== Dataset content ==
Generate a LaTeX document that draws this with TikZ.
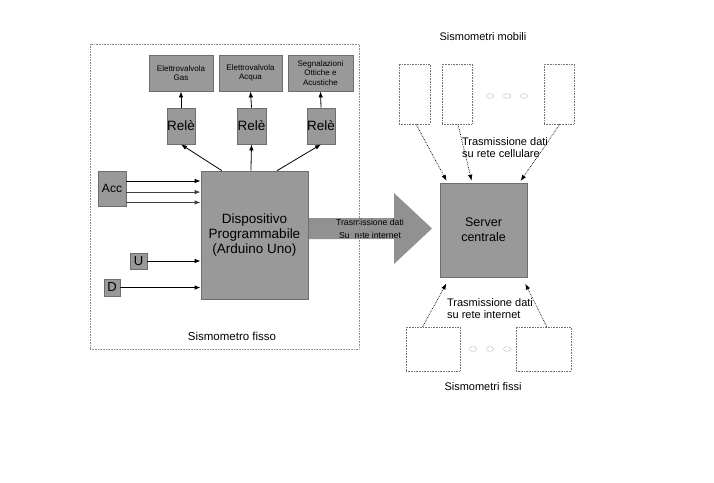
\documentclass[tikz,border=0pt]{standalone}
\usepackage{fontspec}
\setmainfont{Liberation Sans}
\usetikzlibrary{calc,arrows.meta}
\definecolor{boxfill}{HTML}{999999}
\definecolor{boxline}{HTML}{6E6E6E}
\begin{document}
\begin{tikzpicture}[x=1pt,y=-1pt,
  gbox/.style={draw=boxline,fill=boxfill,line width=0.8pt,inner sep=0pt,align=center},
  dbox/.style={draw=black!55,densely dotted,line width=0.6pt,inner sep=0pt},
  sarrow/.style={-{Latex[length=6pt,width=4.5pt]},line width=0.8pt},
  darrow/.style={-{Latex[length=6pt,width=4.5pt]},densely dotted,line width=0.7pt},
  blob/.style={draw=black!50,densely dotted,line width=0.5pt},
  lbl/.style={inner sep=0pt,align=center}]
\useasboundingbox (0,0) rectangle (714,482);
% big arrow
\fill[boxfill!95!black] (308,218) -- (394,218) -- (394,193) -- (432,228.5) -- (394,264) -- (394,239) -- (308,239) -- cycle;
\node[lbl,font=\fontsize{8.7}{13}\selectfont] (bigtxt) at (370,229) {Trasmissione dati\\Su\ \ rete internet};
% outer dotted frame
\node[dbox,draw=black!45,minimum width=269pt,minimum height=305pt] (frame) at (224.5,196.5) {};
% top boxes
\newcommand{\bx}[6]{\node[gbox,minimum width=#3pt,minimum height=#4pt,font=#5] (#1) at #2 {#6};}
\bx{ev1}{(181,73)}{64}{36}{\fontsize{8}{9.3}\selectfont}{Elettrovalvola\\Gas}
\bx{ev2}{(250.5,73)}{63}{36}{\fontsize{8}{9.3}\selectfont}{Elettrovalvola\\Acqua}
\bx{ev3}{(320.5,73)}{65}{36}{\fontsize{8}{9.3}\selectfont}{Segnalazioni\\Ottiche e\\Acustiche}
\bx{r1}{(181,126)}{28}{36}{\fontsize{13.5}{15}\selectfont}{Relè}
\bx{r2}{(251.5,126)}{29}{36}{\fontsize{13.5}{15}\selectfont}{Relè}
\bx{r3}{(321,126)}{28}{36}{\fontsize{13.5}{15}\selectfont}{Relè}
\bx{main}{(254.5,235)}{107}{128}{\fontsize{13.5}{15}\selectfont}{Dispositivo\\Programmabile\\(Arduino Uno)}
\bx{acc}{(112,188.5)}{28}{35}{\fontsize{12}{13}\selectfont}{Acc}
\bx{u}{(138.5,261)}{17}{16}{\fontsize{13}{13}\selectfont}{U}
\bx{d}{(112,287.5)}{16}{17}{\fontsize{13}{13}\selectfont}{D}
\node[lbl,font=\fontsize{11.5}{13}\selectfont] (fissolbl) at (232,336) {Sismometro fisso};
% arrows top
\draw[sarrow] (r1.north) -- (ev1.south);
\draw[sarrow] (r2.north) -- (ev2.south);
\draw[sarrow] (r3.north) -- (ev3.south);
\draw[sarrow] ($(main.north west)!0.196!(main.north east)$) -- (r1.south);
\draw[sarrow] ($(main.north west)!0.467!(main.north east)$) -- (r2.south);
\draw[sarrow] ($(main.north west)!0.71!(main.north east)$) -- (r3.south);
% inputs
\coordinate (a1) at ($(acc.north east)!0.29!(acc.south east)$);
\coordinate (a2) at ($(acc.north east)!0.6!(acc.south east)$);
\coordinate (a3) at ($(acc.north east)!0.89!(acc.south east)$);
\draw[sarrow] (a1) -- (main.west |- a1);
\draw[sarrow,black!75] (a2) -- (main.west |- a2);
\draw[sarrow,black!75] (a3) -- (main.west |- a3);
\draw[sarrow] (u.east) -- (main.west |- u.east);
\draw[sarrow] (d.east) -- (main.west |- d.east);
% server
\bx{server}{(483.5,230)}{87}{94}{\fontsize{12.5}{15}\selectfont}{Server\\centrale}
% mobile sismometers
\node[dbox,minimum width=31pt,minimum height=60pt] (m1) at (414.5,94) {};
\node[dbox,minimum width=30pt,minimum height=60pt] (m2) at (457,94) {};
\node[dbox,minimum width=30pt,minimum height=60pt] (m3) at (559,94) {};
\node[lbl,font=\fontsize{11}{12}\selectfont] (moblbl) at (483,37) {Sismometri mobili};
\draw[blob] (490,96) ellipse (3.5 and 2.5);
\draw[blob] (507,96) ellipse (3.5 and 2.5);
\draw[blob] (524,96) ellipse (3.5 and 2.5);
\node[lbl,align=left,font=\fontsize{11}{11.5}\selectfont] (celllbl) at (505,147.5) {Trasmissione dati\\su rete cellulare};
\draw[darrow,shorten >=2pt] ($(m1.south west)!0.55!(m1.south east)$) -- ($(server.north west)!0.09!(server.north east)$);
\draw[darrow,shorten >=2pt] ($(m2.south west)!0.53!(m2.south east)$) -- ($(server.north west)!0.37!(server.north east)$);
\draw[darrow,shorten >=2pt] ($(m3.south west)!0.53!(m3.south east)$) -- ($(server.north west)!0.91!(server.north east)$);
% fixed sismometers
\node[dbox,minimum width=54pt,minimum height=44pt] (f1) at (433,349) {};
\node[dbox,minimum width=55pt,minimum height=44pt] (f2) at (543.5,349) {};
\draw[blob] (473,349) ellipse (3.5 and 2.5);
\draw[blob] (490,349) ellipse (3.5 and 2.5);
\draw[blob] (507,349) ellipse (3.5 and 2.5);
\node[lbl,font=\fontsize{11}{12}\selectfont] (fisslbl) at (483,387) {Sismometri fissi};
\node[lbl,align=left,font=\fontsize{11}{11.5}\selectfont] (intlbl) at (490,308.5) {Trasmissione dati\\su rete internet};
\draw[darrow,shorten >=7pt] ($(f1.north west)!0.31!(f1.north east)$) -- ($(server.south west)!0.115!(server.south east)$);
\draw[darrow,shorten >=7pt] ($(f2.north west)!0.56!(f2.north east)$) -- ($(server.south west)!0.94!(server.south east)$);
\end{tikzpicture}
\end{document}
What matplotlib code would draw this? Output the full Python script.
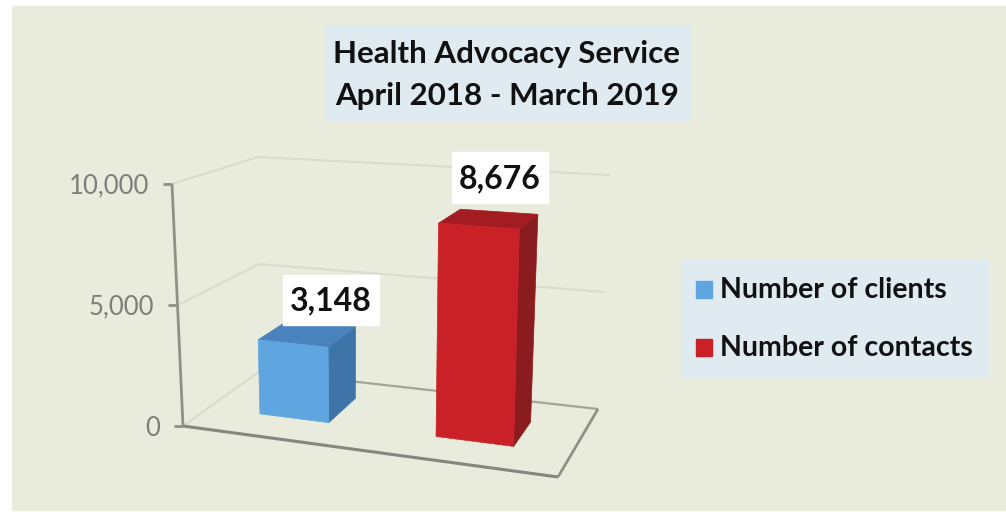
===
Set every line down exactly as written, leaving each picture out.

* _Solved exercise_:
Generate a LaTeX document that draws this with TikZ.
\documentclass[tikz,border=0pt]{standalone}
\usepackage{fontspec}
\setmainfont{Liberation Sans}
\usetikzlibrary{calc,arrows.meta}
\definecolor{boxfill}{HTML}{999999}
\definecolor{boxline}{HTML}{6E6E6E}
\begin{document}
\begin{tikzpicture}[x=1pt,y=-1pt,
  gbox/.style={draw=boxline,fill=boxfill,line width=0.8pt,inner sep=0pt,align=center},
  dbox/.style={draw=black!55,densely dotted,line width=0.6pt,inner sep=0pt},
  sarrow/.style={-{Latex[length=6pt,width=4.5pt]},line width=0.8pt},
  darrow/.style={-{Latex[length=6pt,width=4.5pt]},densely dotted,line width=0.7pt},
  blob/.style={draw=black!50,densely dotted,line width=0.5pt},
  lbl/.style={inner sep=0pt,align=center}]
\useasboundingbox (0,0) rectangle (714,482);
% big arrow
\fill[boxfill!95!black] (308,218) -- (394,218) -- (394,193) -- (432,228.5) -- (394,264) -- (394,239) -- (308,239) -- cycle;
\node[lbl,font=\fontsize{8.7}{13}\selectfont] (bigtxt) at (370,229) {Trasmissione dati\\Su\ \ rete internet};
% outer dotted frame
\node[dbox,draw=black!45,minimum width=269pt,minimum height=305pt] (frame) at (224.5,196.5) {};
% top boxes
\newcommand{\bx}[6]{\node[gbox,minimum width=#3pt,minimum height=#4pt,font=#5] (#1) at #2 {#6};}
\bx{ev1}{(181,73)}{64}{36}{\fontsize{8}{9.3}\selectfont}{Elettrovalvola\\Gas}
\bx{ev2}{(250.5,73)}{63}{36}{\fontsize{8}{9.3}\selectfont}{Elettrovalvola\\Acqua}
\bx{ev3}{(320.5,73)}{65}{36}{\fontsize{8}{9.3}\selectfont}{Segnalazioni\\Ottiche e\\Acustiche}
\bx{r1}{(181,126)}{28}{36}{\fontsize{13.5}{15}\selectfont}{Relè}
\bx{r2}{(251.5,126)}{29}{36}{\fontsize{13.5}{15}\selectfont}{Relè}
\bx{r3}{(321,126)}{28}{36}{\fontsize{13.5}{15}\selectfont}{Relè}
\bx{main}{(254.5,235)}{107}{128}{\fontsize{13.5}{15}\selectfont}{Dispositivo\\Programmabile\\(Arduino Uno)}
\bx{acc}{(112,188.5)}{28}{35}{\fontsize{12}{13}\selectfont}{Acc}
\bx{u}{(138.5,261)}{17}{16}{\fontsize{13}{13}\selectfont}{U}
\bx{d}{(112,287.5)}{16}{17}{\fontsize{13}{13}\selectfont}{D}
\node[lbl,font=\fontsize{11.5}{13}\selectfont] (fissolbl) at (232,336) {Sismometro fisso};
% arrows top
\draw[sarrow] (r1.north) -- (ev1.south);
\draw[sarrow] (r2.north) -- (ev2.south);
\draw[sarrow] (r3.north) -- (ev3.south);
\draw[sarrow] ($(main.north west)!0.196!(main.north east)$) -- (r1.south);
\draw[sarrow] ($(main.north west)!0.467!(main.north east)$) -- (r2.south);
\draw[sarrow] ($(main.north west)!0.71!(main.north east)$) -- (r3.south);
% inputs
\coordinate (a1) at ($(acc.north east)!0.29!(acc.south east)$);
\coordinate (a2) at ($(acc.north east)!0.6!(acc.south east)$);
\coordinate (a3) at ($(acc.north east)!0.89!(acc.south east)$);
\draw[sarrow] (a1) -- (main.west |- a1);
\draw[sarrow,black!75] (a2) -- (main.west |- a2);
\draw[sarrow,black!75] (a3) -- (main.west |- a3);
\draw[sarrow] (u.east) -- (main.west |- u.east);
\draw[sarrow] (d.east) -- (main.west |- d.east);
% server
\bx{server}{(483.5,230)}{87}{94}{\fontsize{12.5}{15}\selectfont}{Server\\centrale}
% mobile sismometers
\node[dbox,minimum width=31pt,minimum height=60pt] (m1) at (414.5,94) {};
\node[dbox,minimum width=30pt,minimum height=60pt] (m2) at (457,94) {};
\node[dbox,minimum width=30pt,minimum height=60pt] (m3) at (559,94) {};
\node[lbl,font=\fontsize{11}{12}\selectfont] (moblbl) at (483,37) {Sismometri mobili};
\draw[blob] (490,96) ellipse (3.5 and 2.5);
\draw[blob] (507,96) ellipse (3.5 and 2.5);
\draw[blob] (524,96) ellipse (3.5 and 2.5);
\node[lbl,align=left,font=\fontsize{11}{11.5}\selectfont] (celllbl) at (505,147.5) {Trasmissione dati\\su rete cellulare};
\draw[darrow,shorten >=2pt] ($(m1.south west)!0.55!(m1.south east)$) -- ($(server.north west)!0.09!(server.north east)$);
\draw[darrow,shorten >=2pt] ($(m2.south west)!0.53!(m2.south east)$) -- ($(server.north west)!0.37!(server.north east)$);
\draw[darrow,shorten >=2pt] ($(m3.south west)!0.53!(m3.south east)$) -- ($(server.north west)!0.91!(server.north east)$);
% fixed sismometers
\node[dbox,minimum width=54pt,minimum height=44pt] (f1) at (433,349) {};
\node[dbox,minimum width=55pt,minimum height=44pt] (f2) at (543.5,349) {};
\draw[blob] (473,349) ellipse (3.5 and 2.5);
\draw[blob] (490,349) ellipse (3.5 and 2.5);
\draw[blob] (507,349) ellipse (3.5 and 2.5);
\node[lbl,font=\fontsize{11}{12}\selectfont] (fisslbl) at (483,387) {Sismometri fissi};
\node[lbl,align=left,font=\fontsize{11}{11.5}\selectfont] (intlbl) at (490,308.5) {Trasmissione dati\\su rete internet};
\draw[darrow,shorten >=7pt] ($(f1.north west)!0.31!(f1.north east)$) -- ($(server.south west)!0.115!(server.south east)$);
\draw[darrow,shorten >=7pt] ($(f2.north west)!0.56!(f2.north east)$) -- ($(server.south west)!0.94!(server.south east)$);
\end{tikzpicture}
\end{document}
What matplotlib code would draw this? Output the full Python script.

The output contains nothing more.